Droga redakcjo prosze o nie wprowadzanie czytelnikow w blad to nie jest potwierdzona informacja tylko hipoteza. Ponizej link do wikipedii
https://pl.wikipedia.org/wiki/Hipoteza_mimicznego_sprz%C4%99%C5%BCenia_zwrotnego
Jak podajesz link do wikipedii, to lepiej podaj artykuł dobrze uźródłowiony. Artykuły bez źródeł trzeba weryfikować samemu i jest większa szansa na ich fałszywość.
Jak by ktoś mi kazał uśmiechać się w pracy z przymusu to bym czuł raczej zażenowanie niż szczęście.
Wszystko zależy od rodzaju uśmiechu.
Ludzka percepcja jest w stanie bardzo szybko rozróżnić uśmiech politowania, szczery, wymuszony czy szyderczy.
Przynajmniej wzrokowo...
I od rodzaju tego uśmiechu zależy reakcja odbiorcy.
Zdecydowanie lepiej jest mieć kamienny wyraz twarzy, niż uśmiechać sie na siłę.
Ale usmiech szczery (lub wyćwiczony do perfekcji) to zawsze +1 do odbioru!
Wyjątek to rozmowy telefoniczne, gdzie każdy rodzaj uśmiechu znacząco wpływa na tembr głosu i praktycznie zawsze odbierany jest pozytywnie.
Końcówka tego artykułu to są własne przemyślenia autora ? to jest totalna bzdura bo tak jak autor napisał "uśmiechanie wyzwala w mózgu hormony szczęścia" co jest prawdą i pomoże nie jednej osobie z depresją przychodzenia do pracy .
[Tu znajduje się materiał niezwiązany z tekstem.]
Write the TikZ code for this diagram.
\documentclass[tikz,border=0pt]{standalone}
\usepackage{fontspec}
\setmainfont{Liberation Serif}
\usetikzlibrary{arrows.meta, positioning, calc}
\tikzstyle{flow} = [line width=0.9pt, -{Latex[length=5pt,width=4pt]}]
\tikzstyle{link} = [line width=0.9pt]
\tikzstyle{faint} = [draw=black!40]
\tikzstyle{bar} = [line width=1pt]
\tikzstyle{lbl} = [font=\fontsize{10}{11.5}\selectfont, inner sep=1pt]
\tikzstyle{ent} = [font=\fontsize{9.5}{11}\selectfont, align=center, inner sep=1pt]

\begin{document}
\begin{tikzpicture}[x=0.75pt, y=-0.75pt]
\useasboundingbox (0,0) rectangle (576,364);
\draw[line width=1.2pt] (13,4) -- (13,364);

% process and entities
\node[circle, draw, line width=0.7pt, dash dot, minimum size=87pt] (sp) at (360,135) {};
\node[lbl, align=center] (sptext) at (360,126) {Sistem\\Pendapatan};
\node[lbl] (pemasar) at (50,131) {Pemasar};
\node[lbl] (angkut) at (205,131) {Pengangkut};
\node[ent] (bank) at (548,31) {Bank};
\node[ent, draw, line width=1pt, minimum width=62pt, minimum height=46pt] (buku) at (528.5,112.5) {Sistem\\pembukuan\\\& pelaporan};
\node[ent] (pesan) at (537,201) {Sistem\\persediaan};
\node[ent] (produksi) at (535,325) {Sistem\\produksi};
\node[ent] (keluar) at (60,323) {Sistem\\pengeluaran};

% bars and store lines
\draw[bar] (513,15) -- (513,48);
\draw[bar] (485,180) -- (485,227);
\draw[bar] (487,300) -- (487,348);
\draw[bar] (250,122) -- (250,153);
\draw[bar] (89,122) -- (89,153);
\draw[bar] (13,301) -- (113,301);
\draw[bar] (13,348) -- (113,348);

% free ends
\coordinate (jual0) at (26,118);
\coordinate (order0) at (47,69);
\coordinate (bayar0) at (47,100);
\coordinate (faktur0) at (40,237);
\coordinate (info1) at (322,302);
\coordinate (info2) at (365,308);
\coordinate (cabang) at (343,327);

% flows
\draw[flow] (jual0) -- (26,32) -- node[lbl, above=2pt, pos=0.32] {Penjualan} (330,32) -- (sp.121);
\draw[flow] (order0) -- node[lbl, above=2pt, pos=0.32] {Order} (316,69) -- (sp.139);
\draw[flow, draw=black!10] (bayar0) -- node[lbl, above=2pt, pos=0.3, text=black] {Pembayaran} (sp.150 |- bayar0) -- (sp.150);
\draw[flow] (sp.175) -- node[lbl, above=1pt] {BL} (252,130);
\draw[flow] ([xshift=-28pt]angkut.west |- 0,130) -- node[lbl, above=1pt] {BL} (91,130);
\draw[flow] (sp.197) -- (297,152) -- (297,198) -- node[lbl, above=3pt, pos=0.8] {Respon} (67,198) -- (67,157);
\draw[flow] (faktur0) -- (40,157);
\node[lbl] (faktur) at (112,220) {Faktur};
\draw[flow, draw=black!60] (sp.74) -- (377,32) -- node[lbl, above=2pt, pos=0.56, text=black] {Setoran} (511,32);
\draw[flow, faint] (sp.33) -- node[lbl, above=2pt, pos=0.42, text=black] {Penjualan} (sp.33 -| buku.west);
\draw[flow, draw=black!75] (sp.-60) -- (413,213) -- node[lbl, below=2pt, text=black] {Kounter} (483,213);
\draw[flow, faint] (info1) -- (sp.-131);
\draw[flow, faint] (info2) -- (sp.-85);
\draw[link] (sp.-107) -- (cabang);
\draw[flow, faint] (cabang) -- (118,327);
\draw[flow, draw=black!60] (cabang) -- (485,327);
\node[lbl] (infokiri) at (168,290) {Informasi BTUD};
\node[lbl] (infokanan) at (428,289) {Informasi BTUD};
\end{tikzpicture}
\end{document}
"etap ścisłego kontrolowania ludzi i walki o ich wydajność" zaraz ludzie rzucą się do buntu , kontrolowanie - bzdura , walka o wydajność zdecydowanie tak , tak więc ta akcja to na plus zależy też co z tego wyjdzie .
"Wykorzystywanie tego typu technologii ma być motywowane podnoszeniem morale pracowników"
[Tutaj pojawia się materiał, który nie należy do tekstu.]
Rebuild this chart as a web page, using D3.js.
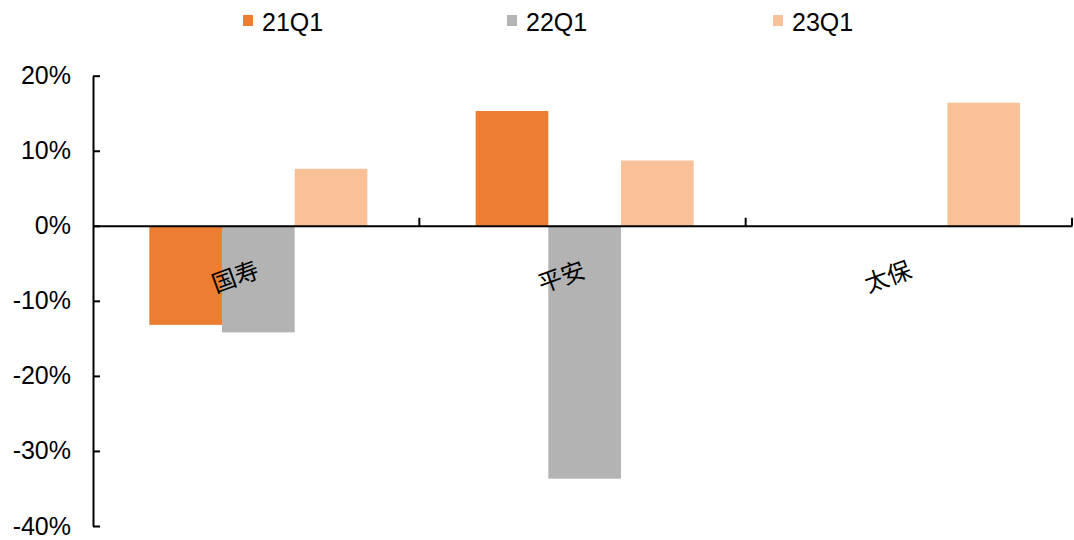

Już widzę jak mi się podnosi morale, bo mnie do uśmiechu zmuszają. To chyba działa na masochistów.
"Pytanie brzmi, jak daleko zabrną i kto będzie kontrolował ich poczynania."
Tak daleko, jak tylko pozwoli technologia. Piękny poligon doświadczalny dla reszty świata, która później będzie wprowadzać te same rozwiązania (choć może wolniej i mniej inwazyjnie, "bo wiecie, u nas to jest wolność i demokracja, my tu dbamy o prawa człowieka, nie jak w tych Chinach"). Witamy w nowym, wspaniałym świecie.
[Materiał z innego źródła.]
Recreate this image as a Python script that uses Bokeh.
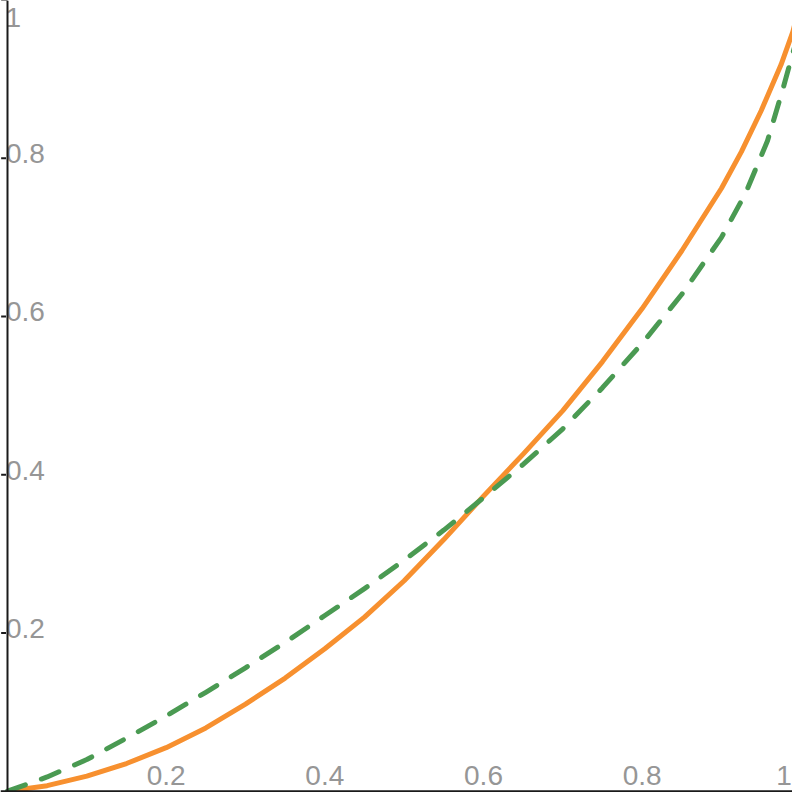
from bokeh.plotting import figure
from bokeh.models import Range1d, Span
from bokeh.core.properties import value
from bokeh.embed import file_html
from bokeh.resources import INLINE

# Orange solid curve
orange_x = [0.0, 0.05, 0.1, 0.15, 0.2, 0.25, 0.3, 0.35, 0.4, 0.45, 0.5, 0.55,
            0.6, 0.65, 0.7, 0.75, 0.8, 0.85, 0.9, 0.925, 0.95, 0.975, 0.99, 1.0]
orange_y = [0.0, 0.007, 0.019, 0.035, 0.055, 0.08, 0.11, 0.143, 0.18, 0.22, 0.266, 0.318,
            0.373, 0.426, 0.481, 0.543, 0.61, 0.683, 0.762, 0.808, 0.86, 0.918, 0.96, 1.0]

# Green dashed curve
green_x = [0.0, 0.05, 0.1, 0.15, 0.2, 0.25, 0.3, 0.35, 0.4, 0.45, 0.5, 0.55,
           0.6, 0.65, 0.7, 0.75, 0.8, 0.85, 0.9, 0.93, 0.958, 0.977, 0.996, 1.0]
green_y = [0.0, 0.018, 0.04, 0.067, 0.095, 0.125, 0.156, 0.188, 0.222, 0.256, 0.292, 0.33,
           0.371, 0.413, 0.458, 0.51, 0.566, 0.628, 0.70, 0.755, 0.822, 0.886, 0.955, 1.0]

x_ticks = [0.2, 0.4, 0.6, 0.8, 1.0]
x_tick_labels = ["0.2", "0.4", "0.6", "0.8", "1"]
y_ticks = [0.2, 0.4, 0.6, 0.8, 1.0]
y_tick_labels = ["0.2", "0.4", "0.6", "0.8", "1"]

AXIS = "#1a1a1a"
LABEL = "#969696"
FONT = value("Liberation Sans")
FS = "28px"

p = figure(width=792, height=792,
           x_range=Range1d(-0.00882, 0.9895), y_range=Range1d(-0.00164, 0.99931),
           output_backend="svg", toolbar_location=None, min_border=0,
           x_axis_type=None, y_axis_type=None, outline_line_color=None)
p.background_fill_color = "white"

# axes
p.add_layout(Span(location=0, dimension="height", line_color=AXIS, line_width=2))
p.add_layout(Span(location=0, dimension="width", line_color=AXIS, line_width=2))
p.segment(x0=x_ticks, y0=[0] * len(x_ticks), x1=x_ticks, y1=[-0.02] * len(x_ticks),
          line_color=AXIS, line_width=2)
p.segment(x0=[0] * len(y_ticks), y0=y_ticks, x1=[-0.008] * len(y_ticks), y1=y_ticks,
          line_color=AXIS, line_width=2)

# curves
p.line(orange_x, orange_y, line_color="#F7902F", line_width=5, line_join="round")
p.line(green_x, green_y, line_color="#4A9A52", line_width=5, line_dash="19 17",
       line_cap="round", line_join="round")

# x tick labels
p.text(x=x_ticks[:-1], y=[0] * (len(x_ticks) - 1), text=x_tick_labels[:-1],
       text_align="center", text_baseline="middle", y_offset=-16,
       text_font=FONT, text_font_size=FS, text_color=LABEL)
p.text(x=x_ticks[-1:], y=[0], text=x_tick_labels[-1:],
       text_align="right", text_baseline="middle", x_offset=-9, y_offset=-16,
       text_font=FONT, text_font_size=FS, text_color=LABEL)

# y tick labels
p.text(x=[0] * (len(y_ticks) - 1), y=y_ticks[:-1], text=y_tick_labels[:-1],
       text_align="left", text_baseline="middle", x_offset=-1.5, y_offset=-4.5,
       text_font=FONT, text_font_size=FS, text_color=LABEL,
       background_fill_color="white")
p.text(x=[0], y=y_ticks[-1:], text=y_tick_labels[-1:],
       text_align="left", text_baseline="middle", x_offset=-2, y_offset=18,
       text_font=FONT, text_font_size=FS, text_color=LABEL,
       background_fill_color="white")

open("out.html", "w").write(file_html(p, INLINE))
U mnie raczej przyniosło by odwrotny skutek...
W Polsce by nie przeszło.
U nas uśmiechnięty pracownik od razu bylby oceniony, ze ma za malo roboty i sie opieprza zamiast ciezko pracować.
Zmuszanie ludzi do czegoś na co nie mają ochoty na pewno zwiększa morale. Nie dość, że nie raz człowiekowi nie chce się iść do roboty, a musi to jeszcze musi szczerzyć zęby jak jest zły, czy smutny.
We Happy Few...
EDIT: Nie zauważyłem, że już ktoś to napisał, ale podejrzewam, że to pierwsze skojarzenie dla wielu ;)
[...] w Chinach [...] by zmuszać pracowników [...] Powodem ma być podnoszenie morale pracowników.
Seems legit...
„Work Hard. Have Fun. Make History”. Taki Amazon się nie pierdzieli w tańcu, po prostu pracuj ciężko na historię łysego, a nie jakieś śmiechy chichy.
Generalnie zauważyłem, że realia pokoronowe w wielu dziedzinach stały się bardziej wymagające.
Zrobiło sie ostrzej.
Wahadło odychla się na drugi biegun.
A jak ktoś w szatni powie "K...a ale mi się dzisiaj nie chce" to dyscyplinarka? :D
Jak kiedyś zacznę się uśmiechać idąc do pracy, to będzie oznaczać, że moje życie już naprawdę potoczyło się zupełnie nie tak jak powinno.
Zawód: Komornik?
Był kiedyś taki odcinek Doctora Who gdzie roboty dbające o zadowolenie ludzi zabijały tych którzy się nie uśmiechali.